I've never been a doctor before (or for that matter, an ambulance) so I don't know.

Guilty, Guilty, Guilty

Ahh heck. It seems only recently I was writing a whole lot of agonised posts about job interviews, and soon I may be writing them all over again, because this li'l job at this 'ere place is coming to an end pretty darn soon. Or maybe it only seens pretty recent because I've been lazy about updating this blog, so it's only been a few posts ago, but quite a while ago?

Anyhow, news from this job: We lost. I mean the court case. A lovely farewell card to this job.

I felt terribly nervous when the jury came in with the verdict, and when they finally said it "Guilty. Guilty. Guilty." - I wasn't sure how to react.

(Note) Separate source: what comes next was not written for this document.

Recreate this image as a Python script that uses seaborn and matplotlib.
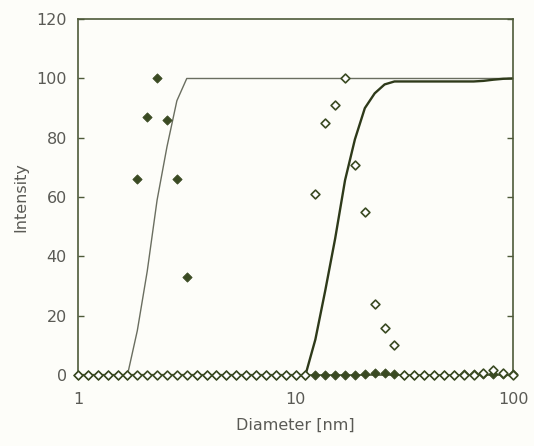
import matplotlib
matplotlib.use("Agg")
import matplotlib.pyplot as plt
import seaborn as sns
import pandas as pd

# Diameter bins [nm] (log spaced instrument bins)
diameter = [1.000, 1.110, 1.233, 1.369, 1.520, 1.688, 1.874, 2.081, 2.310, 2.565,
            2.848, 3.162, 3.511, 3.899, 4.329, 4.806, 5.337, 5.926, 6.579, 7.305,
            8.111, 9.006, 10.00, 11.10, 12.33, 13.69, 15.20, 16.88, 18.74, 20.81,
            23.10, 25.65, 28.48, 31.62, 35.11, 38.99, 43.29, 48.06, 53.37, 59.26,
            65.79, 73.05, 81.11, 90.06, 100.0]

# Intensity distribution, sample 1 (filled diamonds)
intensity_1 = [0, 0, 0, 0, 0, 0, 66, 87, 100, 86,
               66, 33, 0, 0, 0, 0, 0, 0, 0, 0,
               0, 0, 0, 0, 0, 0, 0, 0, 0, 0.4,
               0.8, 0.8, 0.3, 0, 0, 0, 0, 0, 0, 0.3,
               0.3, 0.4, 0.4, 0.3, 0.3]

# Intensity distribution, sample 2 (open diamonds)
intensity_2 = [0, 0, 0, 0, 0, 0, 0, 0, 0, 0,
               0, 0, 0, 0, 0, 0, 0, 0, 0, 0,
               0, 0, 0, 0, 61, 85, 91, 100, 71, 55,
               24, 16, 10, 0, 0, 0, 0, 0, 0, 0,
               0, 0.6, 1.7, 0.6, 0]

# Cumulative curves
cumulative_1 = [0, 0, 0, 0, 0, 0, 15, 35, 59, 77,
                92.5, 100, 100, 100, 100, 100, 100, 100, 100, 100,
                100, 100, 100, 100, 100, 100, 100, 100, 100, 100,
                100, 100, 100, 100, 100, 100, 100, 100, 100, 100,
                100, 100, 100, 100, 100]

cumulative_2 = [0, 0, 0, 0, 0, 0, 0, 0, 0, 0,
                0, 0, 0, 0, 0, 0, 0, 0, 0, 0,
                0, 0, 0, 0, 12, 28.5, 46, 65.7, 79.5, 90,
                95, 98, 99, 99, 99, 99, 99, 99, 99, 99,
                99, 99.2, 99.6, 99.9, 100]

yticks = [0, 20, 40, 60, 80, 100, 120]
xticks = [1, 10, 100]
xticklabels = ["1", "10", "100"]

df = pd.DataFrame({"Diameter": diameter, "I1": intensity_1, "I2": intensity_2,
                   "C1": cumulative_1, "C2": cumulative_2})

sns.set_theme(style="white")
plt.rcParams["font.family"] = ["DejaVu Sans"]

fig = plt.figure(figsize=(5.34, 4.46), dpi=100, facecolor="#fdfdf9")
ax = fig.add_axes([0.146, 0.159, 0.815, 0.798])
ax.set_facecolor("#fdfdf9")

dark = "#3a4a22"
spine_c = "#4e5a3a"

sns.lineplot(data=df, x="Diameter", y="C1", ax=ax, color="#6a6e60", lw=1.0,
             zorder=2, estimator=None, sort=False)
sns.lineplot(data=df, x="Diameter", y="C2", ax=ax, color="#2e3a1a", lw=1.7,
             zorder=2, estimator=None, sort=False)

sns.scatterplot(data=df, x="Diameter", y="I1", ax=ax, marker="D", s=22,
                color=dark, edgecolor=dark, linewidth=0.6, zorder=4, clip_on=False)
sns.scatterplot(data=df, x="Diameter", y="I2", ax=ax, marker="D", s=20,
                facecolor="white", edgecolor=dark, linewidth=1.2, zorder=5,
                clip_on=False)

ax.set_xscale("log")
ax.set_xlim(1, 100)
ax.set_ylim(0, 120)
ax.set_xticks(xticks)
ax.set_xticklabels(xticklabels)
ax.minorticks_off()
ax.set_yticks(yticks)

for s in ax.spines.values():
    s.set_visible(True)
    s.set_color(spine_c)
    s.set_linewidth(1.2)

txt = "#5a5a55"
ax.tick_params(axis="y", which="major", direction="in", length=4, width=1,
               color=spine_c, left=True, right=True, labelsize=11.5,
               labelcolor=txt, pad=8)
ax.tick_params(axis="x", which="both", length=0, labelsize=11.5,
               labelcolor=txt, pad=12)

ax.set_xlabel("Diameter [nm]", fontsize=11.5, color=txt, labelpad=8)
ax.set_ylabel("Intensity", fontsize=11.5, color=txt, labelpad=6)

fig.savefig("out.png", dpi=100, facecolor=fig.get_facecolor())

I'm glad I didn't react like one man in the court, who for some reason got so excited he started cheering at the guilty verdict and rushing about with glee, which didn't make anyone feel any better, and didn't impress the judge too much.

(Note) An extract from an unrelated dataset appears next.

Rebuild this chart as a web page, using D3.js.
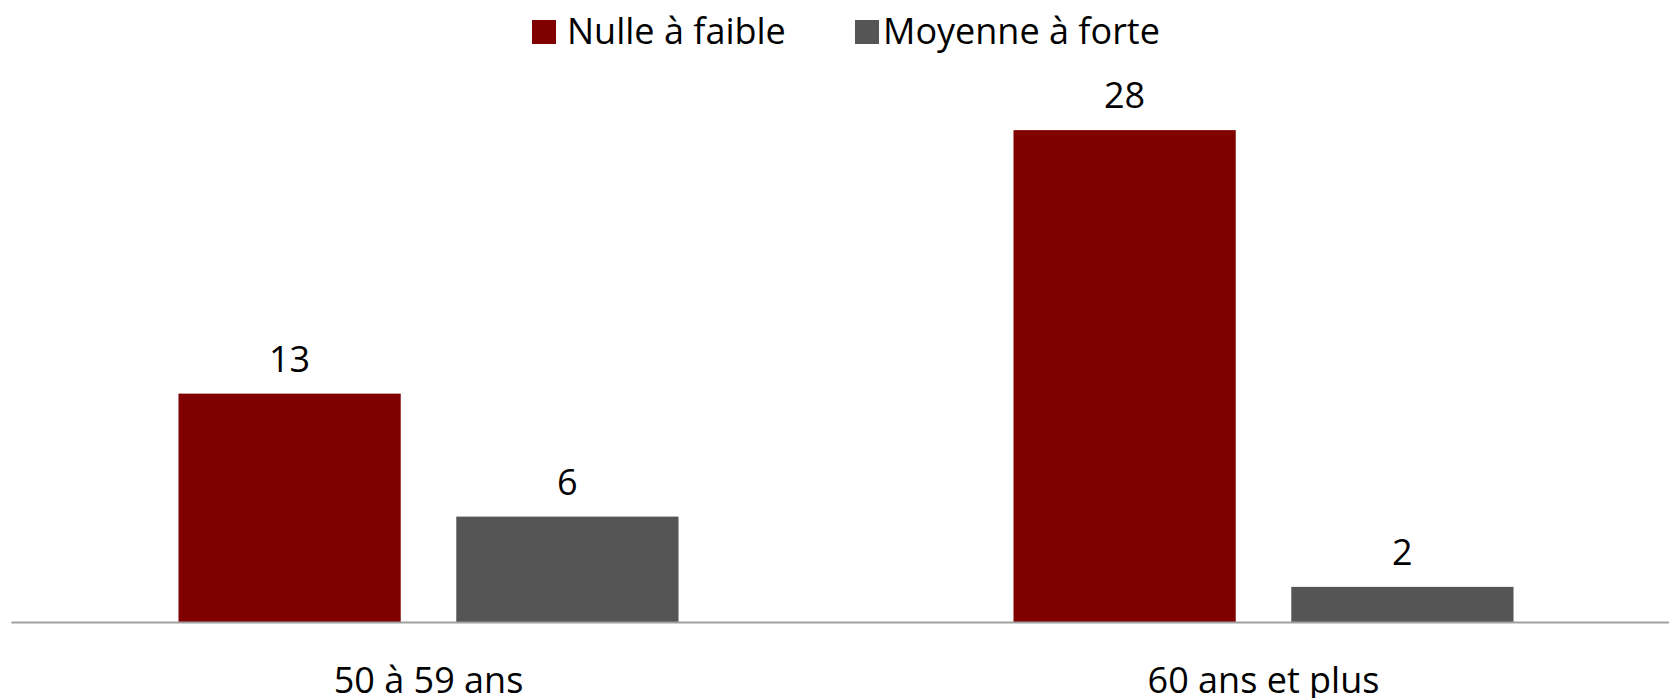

The accused's mother broke down and started screaming, and they had to call an ambulance.

The truth is, you spend so much time preparing for this and talking to the families, and in the end you will never know if he was guilty or if he was not. Maybe he deserved to go to gaol, or perhaps he is an innocent man who will be locked away. There is just a lump inside you when you remember, especially, his crying mother, his laughing children.

Tuesday 5 June 2007

I'll just have the platelets, hold the blood ...

Has anyone ever been inspired by one of these posters (found outside the Red Cross, in Sydney's Clarence Street), to burst into the donation centre, and say,


"Hi, I'd like to donate a large number of platelets, you can take a moderate amount of plasma, but no blood. Cool with you?"?

Monday 4 June 2007

Frostbitten Mittens

I have recently taken to singing Christmas songs, and it's driving Mr Coffee crazy, not just because I can't hold a note to save my life, but because I'm really early or really late for Christmas, depending on whether you're a cup half-full-or-half-empty type of person.

But it's not my fault, it's because of all those mulchy Christmas symbols with snowmen wearing Christmas caps and houses covered in white. My hands are getting frostbitten, and I'm beginning to think it's a whiiiiiiiiiiiiiiiiiiiite Christmas. I'm also wondering at how I'm actually going to get to the end of this post. Every so often I have to sit on my hands and hope this warms my hands up just so I can type a few more letters, otherwise there would be no more post.

I don't know how the Eskimos can stand it. They say they had 42 words for snow or something, but what's the use of them if your fingers are so frozen you can't write any of them down?